後半では、近年の国際貿易を取り巻く課題、例えば、めまぐるしい動きをみせるグローバル化、コロナ禍や紛争に起因するサプライチェーンのあり方の見直しや経済安全保障、デジタル貿易への対応、環境保護の問題等について、日本がどのような視点で世界と向き合っていくべきかについて、話されました。
講義を受講する学生たち
髙橋力也 准教授のコメント】
国際機構論は主に国連について学ぶ授業です。講義で教えるにあたっては、国連の活動を、理論や抽象的な概念の話に押し込めないよう心がけています。国連を動かすのは、あくまでも現実の「人」です。ですので、学生には、国連職員や外交官の目線に立って、国連実務で起きている具体的な事象を題材に、国際機関をめぐる国際関係の理想と現実に向き合ってもらっています。今回の特別講義は、まさに国際機関の現場の第一線で20年以上の長きにわたり活躍されてきた「人」によるものということで、話に聞き入る受講者の目は普段の授業では見られないほどに爛々としていました。大変貴重な機会になったと思います。


【受講した学生の感想】
・税関を中心に国際機関についてお話を聞くことができ、また国際機関の職員についても知ることができて、とても良い機会となりました。
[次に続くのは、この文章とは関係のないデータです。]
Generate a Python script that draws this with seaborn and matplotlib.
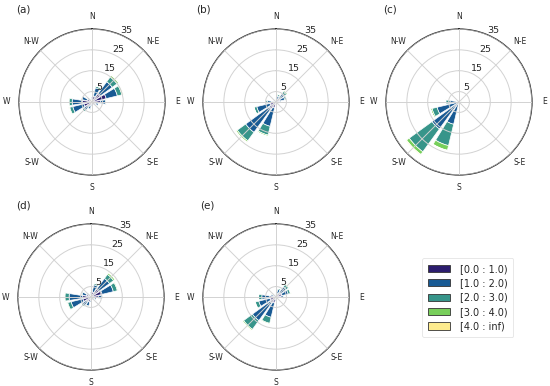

・WCOのみならず、各大陸の貿易の状況を含めて世界情勢を理解することができました。

・貿易の自由化が推進された時代から、グローバル化の進んでいる現代まで、税関がどのように対応しているのかを知ることができました。
用語説明
*1 世界税関機構(WCO)は、各国の税関制度の調和・統一および国際協力の推進によって、国際貿易の発展に貢献することを目的として1952年に設立された国際機関。2025年1月現在、186か国・地域がメンバーとして加盟。日本は1964年に加入している。

【御厨邦雄氏 略歴】
東京大学法学部卒業後、1976 年大蔵省(現・財務省)入省。パリ政治学院等での留学を経て、在ジュネーブ日本政府代表部参事官、主計局給与課長、同局主計官、関税局監視課長、同局国際調査課長等を歴任。2002年にWCO事務総局次長に就任し、2009年から 2023年までWCO 事務総局長を務める。英国ケント大学博士(国際関係学)。2024年、瑞宝重光章を受章。